The liftoff, scheduled for 12.45 pm GMT (1.45 pm CET) from the European spaceport of Kourou in French Guiana, was postponed because of a "weather red flag," namely the risk of lightning, the European Space Agency (ESA) and Arianespace said.

The next attempt will take place in 24 hours, at the same time as planned on Thursday, the ESA said.

The postponement was announced just minutes before the final countdown from the Jupiter control room where several personalities were gathered, including King Philippe of Belgium and French astronaut Thomas Pesquet.

A few kilometres away, the Ariane 5 launcher, whose penultimate flight this will be, is installed on its launch pad, ready to propel itself with the six-tonne probe loaded in its nose cone.

ESA's mission to Jupiter

ESA's flagship mission, JUICE (an acronym for Jupiter Icy Moons Explorer), will explore Jupiter and its icy moons in search of habitable environments for extraterrestrial life forms.

Once it launches, it will travel more than 884 million km to fly past Jupiter and its ice-encrusted moons, Calisto, Europa, and Ganymede. The journey is scheduled to last eight years.

When it reaches orbit around 2031, the craft will unfurl ten giant solar panels and a boom pole carrying instruments to measure elements of its surroundings.

Then it will spend several years orbiting Ganymede which has sparked the most interest among space scientists at ESA.

Dr Caroline Harper, the Head of Space Science at the UK Space Agency, believes it will confirm the existence of salty oceans beneath the surface of Ganymede.
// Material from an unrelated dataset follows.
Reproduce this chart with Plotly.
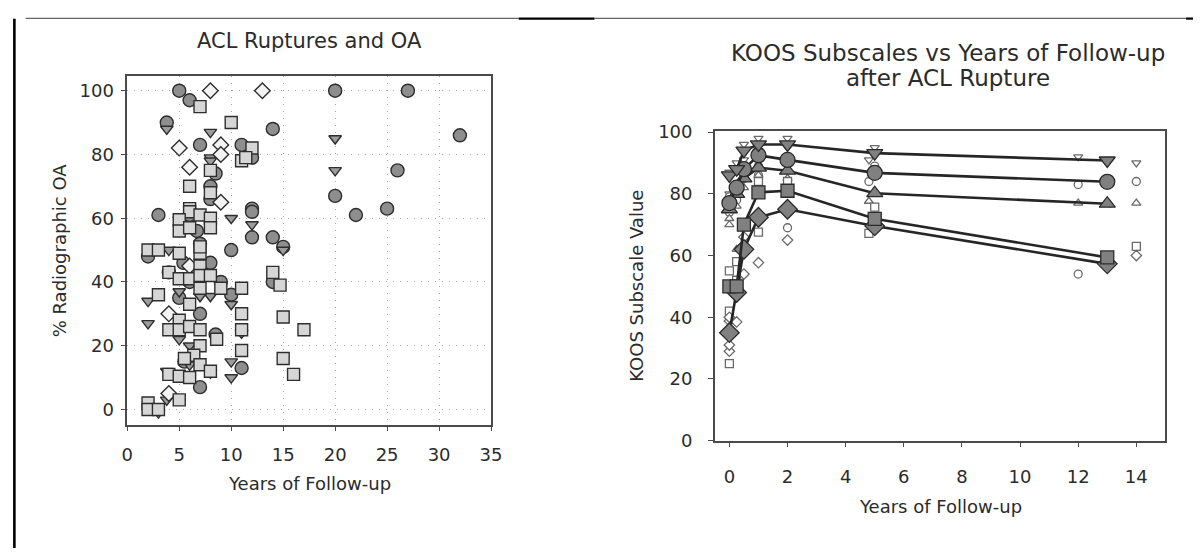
import plotly.graph_objects as go

W, H = 1204, 558

# ---------------- Left chart data: % radiographic OA vs years of follow-up
circle_x = [5, 6, 3.8, 7, 11, 14, 20, 27, 32, 26, 20, 22, 25, 3, 8.5, 8, 8, 12, 12, 12, 12, 14, 15, 10, 7, 6.7, 6, 2, 5.4, 8, 6, 5, 10, 7, 8.5, 14, 5.5, 7, 11, 4, 9]
circle_y = [100, 97, 90, 83, 83, 88, 100, 100, 86, 75, 67, 61, 63, 61, 74, 70, 66, 79, 63, 62, 54, 54, 51, 50, 52, 56, 61, 48, 46, 46, 40, 35, 36, 30, 23.5, 40, 15, 7, 13, 43, 40]

tri_x = [3.8, 8, 8, 8, 20, 20, 10, 12, 15, 4, 5, 5, 2, 2, 7, 8, 10, 5, 6, 6, 3.8, 8, 10, 10, 3.8, 3, 11]
tri_y = [88, 87, 79, 78, 85, 75, 60, 58, 50, 50, 59.5, 37, 34, 27, 35.5, 35.5, 33, 22, 20, 14, 12, 11.5, 15, 10, 3, -1, 24]

dia_x = [8, 13, 5, 9, 9, 6, 9, 6, 4, 4]
dia_y = [100, 100, 82, 83, 80, 76, 65, 45, 30, 5]

sq_x = [7, 10, 12, 11, 11.4, 8, 6, 8, 6, 6, 7, 8, 5, 8, 5, 6, 2, 3, 5, 7, 7, 7, 4, 5, 6, 7, 8, 9, 11, 7, 3, 6, 5, 4, 5, 6, 7, 8.6, 11, 11, 11, 7, 6.4, 5.5, 7, 8, 4, 5, 6, 5, 2, 2, 3, 14, 14.7, 15, 17, 15, 16]
sq_y = [95, 90, 82, 78, 79, 75, 70, 68, 63, 62, 61, 60, 59.5, 57, 56, 57, 50, 50, 49, 49, 51, 45, 43, 41, 41, 42, 42, 38, 38, 38, 36, 33, 28, 25, 25, 26, 25, 22, 30, 25, 18.5, 20, 17, 16, 14, 12, 11, 10.4, 10, 3, 2, 0, 0, 43, 39, 29, 25, 16, 11]

left_xticks = [0, 5, 10, 15, 20, 25, 30, 35]
left_yticks = [0, 20, 40, 60, 80, 100]

# ---------------- Right chart data: KOOS subscales vs years of follow-up
koos_years = [0, 0.25, 0.5, 1, 2, 5, 13]
koos_tri_down = [86, 88, 94, 96, 96, 93.2, 90.8]
koos_circle = [77, 82, 88, 92.5, 91, 86.8, 83.9]
koos_tri_up = [75, 80, 85, 88.5, 87.5, 80.2, 76.8]
koos_square = [50, 50, 70, 80.5, 81, 71.9, 59.4]
koos_diamond = [35, 48, 62, 72.4, 75, 69.6, 57.3]

# individual study values (small hollow markers)
st_tri_down_x = [0, 0, 0.25, 0.5, 0.5, 1, 1, 2, 2, 5, 4.8, 12, 14]
st_tri_down_y = [80, 87, 90, 96, 91, 98, 94, 98, 95, 95, 91, 92, 90]
st_circle_x = [0, 0, 0.25, 0.5, 1, 1, 2, 2, 5, 4.8, 12, 12, 14]
st_circle_y = [74, 79, 78, 85, 89, 86, 90, 69, 89, 84, 83, 54, 84]
st_tri_up_x = [0, 0, 0.25, 0.25, 0.5, 1, 2, 4.8, 12, 14]
st_tri_up_y = [70, 72, 62, 76, 82, 86, 85, 77.6, 77, 77]
st_square_x = [0, 0, 0, 0.25, 0.25, 1, 1, 2, 4.8, 5, 14]
st_square_y = [25, 42, 55, 58, 52, 84, 67.6, 84, 67.2, 75.7, 63]
st_diamond_x = [0, 0, 0, 0, 0.25, 0.5, 0.5, 1, 2, 14]
st_diamond_y = [29, 31, 38.8, 40, 38.5, 66, 54, 57.7, 65, 60]

right_xticks = [0, 2, 4, 6, 8, 10, 12, 14]
right_yticks = [0, 20, 40, 60, 80, 100]

FONT = "DejaVu Sans"
TXT = "#2b2b2b"
EDGE = "#2e2e2e"

fig = go.Figure()

def left_scatter(xs, ys, symbol, fill, size):
    fig.add_trace(go.Scatter(
        x=xs, y=ys, mode="markers", xaxis="x", yaxis="y", showlegend=False,
        marker=dict(symbol=symbol, size=size, color=fill,
                    line=dict(color=EDGE, width=1.4)),
        hoverinfo="x+y"))

left_scatter(circle_x, circle_y, "circle", "#8e8e8e", 13)
left_scatter(tri_x, tri_y, "triangle-down", "#9c9c9c", 11)
left_scatter(dia_x, dia_y, "diamond", "#f3f3f3", 12)
left_scatter(sq_x, sq_y, "square", "#d6d6d6", 12)

# small hollow study markers on right chart (drawn first)
def hollow(xs, ys, symbol):
    fig.add_trace(go.Scatter(
        x=xs, y=ys, mode="markers", xaxis="x2", yaxis="y2", showlegend=False,
        marker=dict(symbol=symbol, size=8, color="white",
                    line=dict(color="#6a6a6a", width=1.3)),
        hoverinfo="x+y"))

hollow(st_tri_down_x, st_tri_down_y, "triangle-down")
hollow(st_circle_x, st_circle_y, "circle")
hollow(st_tri_up_x, st_tri_up_y, "triangle-up")
hollow(st_square_x, st_square_y, "square")
hollow(st_diamond_x, st_diamond_y, "diamond")

def koos(ys, symbol, size):
    fig.add_trace(go.Scatter(
        x=koos_years, y=ys, mode="lines+markers", xaxis="x2", yaxis="y2",
        showlegend=False,
        line=dict(color="#262626", width=2.6),
        marker=dict(symbol=symbol, size=size, color="#808080",
                    line=dict(color="#2a2a2a", width=1.3)),
        hoverinfo="x+y"))

koos(koos_diamond, "diamond", 15)
koos(koos_square, "square", 13)
koos(koos_tri_up, "triangle-up", 14)
koos(koos_circle, "circle", 15)
koos(koos_tri_down, "triangle-down", 14)

def px(x):
    return x / W

def py(y):
    return 1 - y / H

axis_common = dict(showline=True, linecolor="#4a4a4a", linewidth=1.5, mirror=True,
                   ticks="outside", ticklen=5, tickcolor="#4a4a4a", tickwidth=1.3,
                   tickfont=dict(family=FONT, size=18, color=TXT), zeroline=False)

GRID = dict(showgrid=True, gridcolor="#a8a8a8", griddash="1px,6px", gridwidth=1.2)

fig.update_layout(
    width=W, height=H, margin=dict(l=0, r=0, t=0, b=0),
    paper_bgcolor="white", plot_bgcolor="white",
    xaxis=dict(domain=[px(123), px(492)], range=[0, 35], tickvals=left_xticks,
               anchor="y", ticklabelstandoff=8, **GRID, **axis_common),
    yaxis=dict(domain=[py(430), py(68)], range=[-4.75, 104.75], tickvals=left_yticks,
               anchor="x", ticklabelstandoff=3, **GRID, **axis_common),
    xaxis2=dict(domain=[px(719), px(1176)], range=[-0.5, 15], tickvals=right_xticks,
                showgrid=False, anchor="y2", ticklabelstandoff=14, **axis_common),
    yaxis2=dict(domain=[py(446.7), py(125.7)], range=[0, 100.3], tickvals=right_yticks,
                showgrid=False, anchor="x2", ticklabelstandoff=12, **axis_common),
)

def ann(text, x, y, size, angle=0):
    fig.add_annotation(text=text, x=px(x), y=py(y), xref="paper", yref="paper",
                       showarrow=False, textangle=angle, xanchor="center", yanchor="middle",
                       font=dict(family=FONT, size=size, color=TXT))

ann("ACL Ruptures and OA", 307.5, 32, 21)
ann("% Radiographic OA", 54, 249, 18, -90)
ann("Years of Follow-up", 307.5, 491, 18)
ann("KOOS Subscales vs Years of Follow-up", 955, 45, 23)
ann("after ACL Rupture", 955, 71, 23)
ann("KOOS Subscale Value", 640, 286, 18, -90)
ann("Years of Follow-up", 947.5, 515, 18)

# outer frame fragments (top and left border of the figure)
fig.add_shape(type="line", xref="paper", yref="paper", x0=px(20), x1=px(520), y0=py(8.7), y1=py(8.7),
              line=dict(color="#666666", width=1.3))
fig.add_shape(type="line", xref="paper", yref="paper", x0=px(520), x1=px(597), y0=py(8.9), y1=py(8.9),
              line=dict(color="#000000", width=2.2))
fig.add_shape(type="line", xref="paper", yref="paper", x0=px(597), x1=px(1197), y0=py(8.7), y1=py(8.7),
              line=dict(color="#666666", width=1.3))
fig.add_shape(type="line", xref="paper", yref="paper", x0=px(1197), x1=px(1204), y0=py(8.9), y1=py(8.9),
              line=dict(color="#000000", width=2.2))
fig.add_shape(type="line", xref="paper", yref="paper", x0=px(8.5), x1=px(8.5), y0=py(9), y1=py(558),
              line=dict(color="#000000", width=2.6))

fig.write_html("out.html")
"JUICE is not in itself designed to look for life on an icy moon, but if we’re going to find life elsewhere in the solar system, chances are it’s going to be underneath the ice, if there is an ocean, underneath the ice on one of those moons," she said.
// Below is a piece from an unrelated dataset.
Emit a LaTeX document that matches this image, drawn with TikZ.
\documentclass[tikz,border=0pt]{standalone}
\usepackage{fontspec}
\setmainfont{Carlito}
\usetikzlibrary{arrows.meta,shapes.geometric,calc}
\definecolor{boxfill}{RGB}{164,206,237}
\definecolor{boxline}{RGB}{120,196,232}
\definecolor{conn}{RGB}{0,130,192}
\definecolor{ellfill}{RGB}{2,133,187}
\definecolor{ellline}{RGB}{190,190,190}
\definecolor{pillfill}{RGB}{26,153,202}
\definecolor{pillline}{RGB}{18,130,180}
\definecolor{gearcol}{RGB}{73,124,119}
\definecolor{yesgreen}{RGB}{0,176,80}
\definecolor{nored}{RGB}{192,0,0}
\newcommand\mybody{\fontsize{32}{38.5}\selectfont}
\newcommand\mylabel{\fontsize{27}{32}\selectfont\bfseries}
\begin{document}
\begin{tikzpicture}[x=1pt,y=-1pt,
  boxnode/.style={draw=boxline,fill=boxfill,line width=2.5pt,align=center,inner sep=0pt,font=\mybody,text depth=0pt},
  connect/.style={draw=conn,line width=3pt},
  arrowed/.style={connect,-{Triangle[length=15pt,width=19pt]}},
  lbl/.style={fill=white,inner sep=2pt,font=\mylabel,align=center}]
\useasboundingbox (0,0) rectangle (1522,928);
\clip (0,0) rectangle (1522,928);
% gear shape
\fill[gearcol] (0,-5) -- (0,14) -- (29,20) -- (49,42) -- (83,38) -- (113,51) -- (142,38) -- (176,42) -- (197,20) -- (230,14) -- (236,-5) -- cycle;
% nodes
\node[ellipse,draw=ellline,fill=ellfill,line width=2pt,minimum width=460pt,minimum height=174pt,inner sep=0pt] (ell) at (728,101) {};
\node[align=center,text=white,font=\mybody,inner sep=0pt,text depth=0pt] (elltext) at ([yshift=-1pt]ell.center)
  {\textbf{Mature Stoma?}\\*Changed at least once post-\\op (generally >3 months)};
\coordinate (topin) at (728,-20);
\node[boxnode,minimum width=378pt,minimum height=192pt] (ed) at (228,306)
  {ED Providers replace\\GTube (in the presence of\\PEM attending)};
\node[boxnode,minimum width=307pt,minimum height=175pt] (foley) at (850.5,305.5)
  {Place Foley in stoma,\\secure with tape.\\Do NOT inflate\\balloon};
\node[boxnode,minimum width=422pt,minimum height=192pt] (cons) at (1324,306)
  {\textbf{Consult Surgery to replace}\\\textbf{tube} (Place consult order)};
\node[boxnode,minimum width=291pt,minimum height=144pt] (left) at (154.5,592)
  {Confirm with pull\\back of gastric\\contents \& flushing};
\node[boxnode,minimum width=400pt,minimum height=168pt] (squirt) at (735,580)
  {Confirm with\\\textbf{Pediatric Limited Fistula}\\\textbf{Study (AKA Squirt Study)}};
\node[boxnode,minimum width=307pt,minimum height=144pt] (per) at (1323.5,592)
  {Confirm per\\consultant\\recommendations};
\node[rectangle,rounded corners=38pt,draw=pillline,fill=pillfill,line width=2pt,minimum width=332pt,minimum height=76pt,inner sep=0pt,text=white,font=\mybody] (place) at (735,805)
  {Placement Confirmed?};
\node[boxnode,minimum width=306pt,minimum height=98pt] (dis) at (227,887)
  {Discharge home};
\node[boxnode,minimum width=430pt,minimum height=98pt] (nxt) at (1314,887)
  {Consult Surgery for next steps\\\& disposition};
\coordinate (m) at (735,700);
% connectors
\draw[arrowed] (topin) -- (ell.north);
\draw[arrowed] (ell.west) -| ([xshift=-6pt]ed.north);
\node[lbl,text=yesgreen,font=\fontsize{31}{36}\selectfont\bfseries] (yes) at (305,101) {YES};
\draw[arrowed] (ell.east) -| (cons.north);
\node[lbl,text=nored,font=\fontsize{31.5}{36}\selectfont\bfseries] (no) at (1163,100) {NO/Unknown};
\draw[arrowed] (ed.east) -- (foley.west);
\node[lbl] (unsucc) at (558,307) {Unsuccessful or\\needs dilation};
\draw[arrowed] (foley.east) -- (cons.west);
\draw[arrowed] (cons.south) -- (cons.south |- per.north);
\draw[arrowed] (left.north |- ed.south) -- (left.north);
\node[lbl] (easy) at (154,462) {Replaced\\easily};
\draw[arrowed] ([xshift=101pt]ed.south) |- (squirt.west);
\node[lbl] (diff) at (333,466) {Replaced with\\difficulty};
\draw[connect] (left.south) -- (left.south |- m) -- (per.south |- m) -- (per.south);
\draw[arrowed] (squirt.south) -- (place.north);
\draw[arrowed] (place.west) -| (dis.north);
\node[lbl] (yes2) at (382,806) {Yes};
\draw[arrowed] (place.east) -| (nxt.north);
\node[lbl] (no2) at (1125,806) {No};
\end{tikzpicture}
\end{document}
"So it’s going to be very exciting to look and see whether we do find what we expect to find, whether there are salty oceans under the icy crust that could contain the conditions that support life".
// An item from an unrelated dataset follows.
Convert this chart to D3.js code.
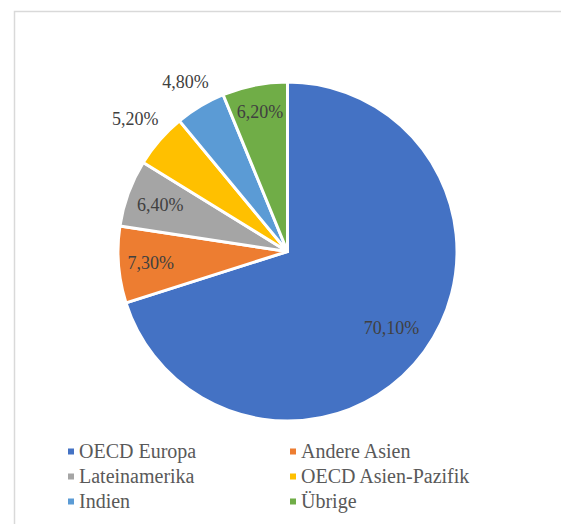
<!DOCTYPE html>
<html>
<head>
<meta charset="utf-8">
<script src="https://cdn.jsdelivr.net/npm/d3@7"></script>
<style>
  html, body { margin: 0; padding: 0; background: #fff; }
  svg { display: block; }
</style>
</head>
<body>
<svg id="chart" width="561" height="524"></svg>
<script>
// data
const categories = ['OECD Europa', 'Andere Asien', 'Lateinamerika', 'OECD Asien-Pazifik', 'Indien', 'Übrige'];
const shares = [70.1, 7.3, 6.4, 5.2, 4.8, 6.2];
const labels = ['70,10%', '7,30%', '6,40%', '5,20%', '4,80%', '6,20%'];
const colors = ['#4472C4', '#ED7D31', '#A5A5A5', '#FFC000', '#5B9BD5', '#70AD47'];

// label distance from centre, as fraction of radius (best-fit placement)
const labelPos = [0.76, 0.81, 0.8, 1.19, 1.17, 0.84];

const FONT = 'Liberation Serif';
const svg = d3.select('#chart');
const W = 561, H = 524;
const cx = 287.5, cy = 251.5, R = 169.5;

// chart frame (cut off at right/bottom)
svg.append('rect')
    .attr('x', 14.5).attr('y', 11.5)
    .attr('width', W + 10).attr('height', H + 10)
    .attr('fill', 'none')
    .attr('stroke', '#d9d9d9')
    .attr('stroke-width', 1.5);

const pie = d3.pie().sort(null).value(d => d);
const arcs = pie(shares);
const arc = d3.arc().innerRadius(0).outerRadius(R);

const g = svg.append('g').attr('transform', `translate(${cx},${cy})`);

g.selectAll('path')
    .data(arcs)
    .enter().append('path')
    .attr('d', arc)
    .attr('fill', (d, i) => colors[i])
    .attr('stroke', '#fff')
    .attr('stroke-width', 3)
    .attr('stroke-linejoin', 'round');

g.selectAll('text')
    .data(arcs)
    .enter().append('text')
    .attr('transform', (d, i) => {
        const k = labelPos[i] * R;
        const c = d3.arc().innerRadius(k).outerRadius(k).centroid(d);
        return `translate(${c[0]},${c[1]})`;
    })
    .attr('text-anchor', 'middle')
    .attr('dy', '0.35em')
    .attr('font-family', FONT)
    .attr('font-size', 18)
    .attr('fill', '#404040')
    .text((d, i) => labels[i]);

// legend
const legend = svg.append('g');
const colX = [68, 290];
const rowY = [458, 483, 508];

const items = legend.selectAll('g')
    .data(categories)
    .enter().append('g')
    .attr('transform', (d, i) => `translate(${colX[i % 2]},${rowY[Math.floor(i / 2)]})`);

items.append('rect')
    .attr('x', 0).attr('y', -9.5)
    .attr('width', 6).attr('height', 6)
    .attr('fill', (d, i) => colors[i]);

items.append('text')
    .attr('x', 11).attr('y', 0)
    .attr('font-family', FONT)
    .attr('font-size', 20)
    .attr('fill', '#595959')
    .text(d => d);
</script>
</body>
</html>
This is the first time that Europe has set off for a planet in the outer solar system, starting after Mars.

The €1.6 billion launch of JUICE comes at a time of crisis for Europe's launchers, which have been virtually deprived of autonomous access to space after the departure of Russian Soyuz rockets from Kourou, the cumulative delays of Ariane 6 and the failure of the first commercial flight of Vega C.